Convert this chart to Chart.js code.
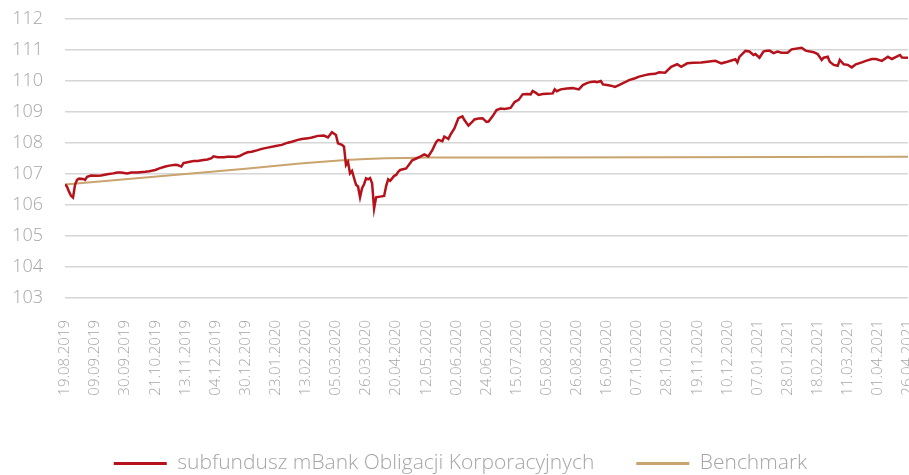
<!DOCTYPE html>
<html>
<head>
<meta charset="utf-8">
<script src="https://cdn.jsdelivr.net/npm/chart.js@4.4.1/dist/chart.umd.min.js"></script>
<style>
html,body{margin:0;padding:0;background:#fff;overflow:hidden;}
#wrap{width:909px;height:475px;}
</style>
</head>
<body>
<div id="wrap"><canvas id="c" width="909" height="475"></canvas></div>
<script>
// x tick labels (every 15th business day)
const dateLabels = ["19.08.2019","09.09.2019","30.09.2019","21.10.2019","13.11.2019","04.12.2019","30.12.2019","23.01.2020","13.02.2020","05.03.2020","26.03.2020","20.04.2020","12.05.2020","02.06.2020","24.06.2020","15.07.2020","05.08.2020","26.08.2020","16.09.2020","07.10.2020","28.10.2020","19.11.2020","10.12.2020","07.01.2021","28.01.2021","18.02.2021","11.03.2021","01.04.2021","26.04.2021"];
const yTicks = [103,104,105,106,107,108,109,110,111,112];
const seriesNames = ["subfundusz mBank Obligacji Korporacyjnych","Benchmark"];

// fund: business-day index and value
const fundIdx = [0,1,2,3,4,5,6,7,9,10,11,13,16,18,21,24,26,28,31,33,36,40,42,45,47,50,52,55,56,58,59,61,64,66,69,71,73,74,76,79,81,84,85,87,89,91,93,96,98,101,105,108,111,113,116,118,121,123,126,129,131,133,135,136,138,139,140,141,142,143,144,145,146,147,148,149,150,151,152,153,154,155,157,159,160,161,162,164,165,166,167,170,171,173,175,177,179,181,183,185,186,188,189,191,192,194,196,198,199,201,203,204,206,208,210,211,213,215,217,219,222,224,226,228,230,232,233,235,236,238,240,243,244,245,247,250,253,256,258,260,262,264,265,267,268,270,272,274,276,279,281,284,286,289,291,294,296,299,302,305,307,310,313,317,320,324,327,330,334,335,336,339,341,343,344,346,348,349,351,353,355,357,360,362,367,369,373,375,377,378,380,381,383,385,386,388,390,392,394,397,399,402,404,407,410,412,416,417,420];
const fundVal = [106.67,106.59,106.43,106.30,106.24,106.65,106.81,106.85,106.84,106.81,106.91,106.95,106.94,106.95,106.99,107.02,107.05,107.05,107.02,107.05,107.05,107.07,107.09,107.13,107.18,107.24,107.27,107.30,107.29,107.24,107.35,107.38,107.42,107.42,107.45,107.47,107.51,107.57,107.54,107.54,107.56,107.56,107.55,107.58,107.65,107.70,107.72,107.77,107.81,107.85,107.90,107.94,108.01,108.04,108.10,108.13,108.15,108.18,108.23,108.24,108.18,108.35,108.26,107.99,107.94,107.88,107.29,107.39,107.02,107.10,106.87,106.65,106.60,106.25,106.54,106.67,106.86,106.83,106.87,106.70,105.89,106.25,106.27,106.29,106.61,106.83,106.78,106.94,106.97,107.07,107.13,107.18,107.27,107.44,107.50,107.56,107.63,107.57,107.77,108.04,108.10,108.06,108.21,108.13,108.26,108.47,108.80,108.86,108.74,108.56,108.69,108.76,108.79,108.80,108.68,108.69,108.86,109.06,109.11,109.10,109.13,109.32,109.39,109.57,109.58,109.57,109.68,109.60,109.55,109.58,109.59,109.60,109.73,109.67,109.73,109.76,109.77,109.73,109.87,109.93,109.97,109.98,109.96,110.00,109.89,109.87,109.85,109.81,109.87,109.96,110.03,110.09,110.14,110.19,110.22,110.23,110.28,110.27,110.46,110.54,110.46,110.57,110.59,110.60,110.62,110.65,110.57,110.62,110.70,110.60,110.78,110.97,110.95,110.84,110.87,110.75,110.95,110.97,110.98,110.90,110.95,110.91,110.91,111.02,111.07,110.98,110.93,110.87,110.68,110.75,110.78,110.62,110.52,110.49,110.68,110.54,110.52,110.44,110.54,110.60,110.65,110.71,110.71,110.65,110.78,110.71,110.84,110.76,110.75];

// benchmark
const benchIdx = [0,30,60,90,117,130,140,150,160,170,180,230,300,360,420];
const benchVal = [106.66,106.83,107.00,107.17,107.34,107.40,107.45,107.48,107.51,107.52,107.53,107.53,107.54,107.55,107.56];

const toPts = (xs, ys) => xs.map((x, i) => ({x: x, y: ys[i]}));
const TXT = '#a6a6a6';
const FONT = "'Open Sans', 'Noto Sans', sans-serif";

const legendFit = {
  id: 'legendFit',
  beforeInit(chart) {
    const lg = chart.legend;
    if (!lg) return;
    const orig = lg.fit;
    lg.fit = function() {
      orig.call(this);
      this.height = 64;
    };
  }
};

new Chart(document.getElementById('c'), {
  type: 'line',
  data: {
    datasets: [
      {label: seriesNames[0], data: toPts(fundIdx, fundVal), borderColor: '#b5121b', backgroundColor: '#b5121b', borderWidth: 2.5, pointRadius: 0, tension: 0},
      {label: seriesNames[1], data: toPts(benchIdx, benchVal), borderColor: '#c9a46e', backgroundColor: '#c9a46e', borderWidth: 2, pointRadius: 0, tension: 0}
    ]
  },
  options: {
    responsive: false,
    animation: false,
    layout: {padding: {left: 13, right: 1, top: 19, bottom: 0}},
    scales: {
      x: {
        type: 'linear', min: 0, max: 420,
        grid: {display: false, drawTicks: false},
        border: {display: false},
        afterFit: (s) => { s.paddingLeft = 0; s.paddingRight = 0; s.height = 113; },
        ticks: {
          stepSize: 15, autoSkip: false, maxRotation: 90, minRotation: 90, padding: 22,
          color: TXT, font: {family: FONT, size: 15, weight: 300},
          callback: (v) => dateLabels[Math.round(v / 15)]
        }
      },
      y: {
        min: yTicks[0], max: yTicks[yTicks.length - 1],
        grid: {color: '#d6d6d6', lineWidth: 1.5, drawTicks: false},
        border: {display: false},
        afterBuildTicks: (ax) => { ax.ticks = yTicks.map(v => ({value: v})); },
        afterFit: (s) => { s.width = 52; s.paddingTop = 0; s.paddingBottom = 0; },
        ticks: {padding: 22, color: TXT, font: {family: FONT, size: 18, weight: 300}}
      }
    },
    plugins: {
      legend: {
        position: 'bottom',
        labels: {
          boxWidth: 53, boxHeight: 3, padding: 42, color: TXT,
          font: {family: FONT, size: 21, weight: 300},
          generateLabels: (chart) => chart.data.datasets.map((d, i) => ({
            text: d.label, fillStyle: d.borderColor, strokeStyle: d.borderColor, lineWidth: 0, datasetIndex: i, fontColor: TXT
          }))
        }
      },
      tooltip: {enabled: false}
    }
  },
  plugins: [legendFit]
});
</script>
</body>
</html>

**WORK REQUIRED:** Transcribe the listing above verbatim. Omit the pictures.

**THE RESULT:**
Convert this chart to Chart.js code.
<!DOCTYPE html>
<html>
<head>
<meta charset="utf-8">
<script src="https://cdn.jsdelivr.net/npm/chart.js@4.4.1/dist/chart.umd.min.js"></script>
<style>
html,body{margin:0;padding:0;background:#fff;overflow:hidden;}
#wrap{width:909px;height:475px;}
</style>
</head>
<body>
<div id="wrap"><canvas id="c" width="909" height="475"></canvas></div>
<script>
// x tick labels (every 15th business day)
const dateLabels = ["19.08.2019","09.09.2019","30.09.2019","21.10.2019","13.11.2019","04.12.2019","30.12.2019","23.01.2020","13.02.2020","05.03.2020","26.03.2020","20.04.2020","12.05.2020","02.06.2020","24.06.2020","15.07.2020","05.08.2020","26.08.2020","16.09.2020","07.10.2020","28.10.2020","19.11.2020","10.12.2020","07.01.2021","28.01.2021","18.02.2021","11.03.2021","01.04.2021","26.04.2021"];
const yTicks = [103,104,105,106,107,108,109,110,111,112];
const seriesNames = ["subfundusz mBank Obligacji Korporacyjnych","Benchmark"];

// fund: business-day index and value
const fundIdx = [0,1,2,3,4,5,6,7,9,10,11,13,16,18,21,24,26,28,31,33,36,40,42,45,47,50,52,55,56,58,59,61,64,66,69,71,73,74,76,79,81,84,85,87,89,91,93,96,98,101,105,108,111,113,116,118,121,123,126,129,131,133,135,136,138,139,140,141,142,143,144,145,146,147,148,149,150,151,152,153,154,155,157,159,160,161,162,164,165,166,167,170,171,173,175,177,179,181,183,185,186,188,189,191,192,194,196,198,199,201,203,204,206,208,210,211,213,215,217,219,222,224,226,228,230,232,233,235,236,238,240,243,244,245,247,250,253,256,258,260,262,264,265,267,268,270,272,274,276,279,281,284,286,289,291,294,296,299,302,305,307,310,313,317,320,324,327,330,334,335,336,339,341,343,344,346,348,349,351,353,355,357,360,362,367,369,373,375,377,378,380,381,383,385,386,388,390,392,394,397,399,402,404,407,410,412,416,417,420];
const fundVal = [106.67,106.59,106.43,106.30,106.24,106.65,106.81,106.85,106.84,106.81,106.91,106.95,106.94,106.95,106.99,107.02,107.05,107.05,107.02,107.05,107.05,107.07,107.09,107.13,107.18,107.24,107.27,107.30,107.29,107.24,107.35,107.38,107.42,107.42,107.45,107.47,107.51,107.57,107.54,107.54,107.56,107.56,107.55,107.58,107.65,107.70,107.72,107.77,107.81,107.85,107.90,107.94,108.01,108.04,108.10,108.13,108.15,108.18,108.23,108.24,108.18,108.35,108.26,107.99,107.94,107.88,107.29,107.39,107.02,107.10,106.87,106.65,106.60,106.25,106.54,106.67,106.86,106.83,106.87,106.70,105.89,106.25,106.27,106.29,106.61,106.83,106.78,106.94,106.97,107.07,107.13,107.18,107.27,107.44,107.50,107.56,107.63,107.57,107.77,108.04,108.10,108.06,108.21,108.13,108.26,108.47,108.80,108.86,108.74,108.56,108.69,108.76,108.79,108.80,108.68,108.69,108.86,109.06,109.11,109.10,109.13,109.32,109.39,109.57,109.58,109.57,109.68,109.60,109.55,109.58,109.59,109.60,109.73,109.67,109.73,109.76,109.77,109.73,109.87,109.93,109.97,109.98,109.96,110.00,109.89,109.87,109.85,109.81,109.87,109.96,110.03,110.09,110.14,110.19,110.22,110.23,110.28,110.27,110.46,110.54,110.46,110.57,110.59,110.60,110.62,110.65,110.57,110.62,110.70,110.60,110.78,110.97,110.95,110.84,110.87,110.75,110.95,110.97,110.98,110.90,110.95,110.91,110.91,111.02,111.07,110.98,110.93,110.87,110.68,110.75,110.78,110.62,110.52,110.49,110.68,110.54,110.52,110.44,110.54,110.60,110.65,110.71,110.71,110.65,110.78,110.71,110.84,110.76,110.75];

// benchmark
const benchIdx = [0,30,60,90,117,130,140,150,160,170,180,230,300,360,420];
const benchVal = [106.66,106.83,107.00,107.17,107.34,107.40,107.45,107.48,107.51,107.52,107.53,107.53,107.54,107.55,107.56];

const toPts = (xs, ys) => xs.map((x, i) => ({x: x, y: ys[i]}));
const TXT = '#a6a6a6';
const FONT = "'Open Sans', 'Noto Sans', sans-serif";

const legendFit = {
  id: 'legendFit',
  beforeInit(chart) {
    const lg = chart.legend;
    if (!lg) return;
    const orig = lg.fit;
    lg.fit = function() {
      orig.call(this);
      this.height = 64;
    };
  }
};

new Chart(document.getElementById('c'), {
  type: 'line',
  data: {
    datasets: [
      {label: seriesNames[0], data: toPts(fundIdx, fundVal), borderColor: '#b5121b', backgroundColor: '#b5121b', borderWidth: 2.5, pointRadius: 0, tension: 0},
      {label: seriesNames[1], data: toPts(benchIdx, benchVal), borderColor: '#c9a46e', backgroundColor: '#c9a46e', borderWidth: 2, pointRadius: 0, tension: 0}
    ]
  },
  options: {
    responsive: false,
    animation: false,
    layout: {padding: {left: 13, right: 1, top: 19, bottom: 0}},
    scales: {
      x: {
        type: 'linear', min: 0, max: 420,
        grid: {display: false, drawTicks: false},
        border: {display: false},
        afterFit: (s) => { s.paddingLeft = 0; s.paddingRight = 0; s.height = 113; },
        ticks: {
          stepSize: 15, autoSkip: false, maxRotation: 90, minRotation: 90, padding: 22,
          color: TXT, font: {family: FONT, size: 15, weight: 300},
          callback: (v) => dateLabels[Math.round(v / 15)]
        }
      },
      y: {
        min: yTicks[0], max: yTicks[yTicks.length - 1],
        grid: {color: '#d6d6d6', lineWidth: 1.5, drawTicks: false},
        border: {display: false},
        afterBuildTicks: (ax) => { ax.ticks = yTicks.map(v => ({value: v})); },
        afterFit: (s) => { s.width = 52; s.paddingTop = 0; s.paddingBottom = 0; },
        ticks: {padding: 22, color: TXT, font: {family: FONT, size: 18, weight: 300}}
      }
    },
    plugins: {
      legend: {
        position: 'bottom',
        labels: {
          boxWidth: 53, boxHeight: 3, padding: 42, color: TXT,
          font: {family: FONT, size: 21, weight: 300},
          generateLabels: (chart) => chart.data.datasets.map((d, i) => ({
            text: d.label, fillStyle: d.borderColor, strokeStyle: d.borderColor, lineWidth: 0, datasetIndex: i, fontColor: TXT
          }))
        }
      },
      tooltip: {enabled: false}
    }
  },
  plugins: [legendFit]
});
</script>
</body>
</html>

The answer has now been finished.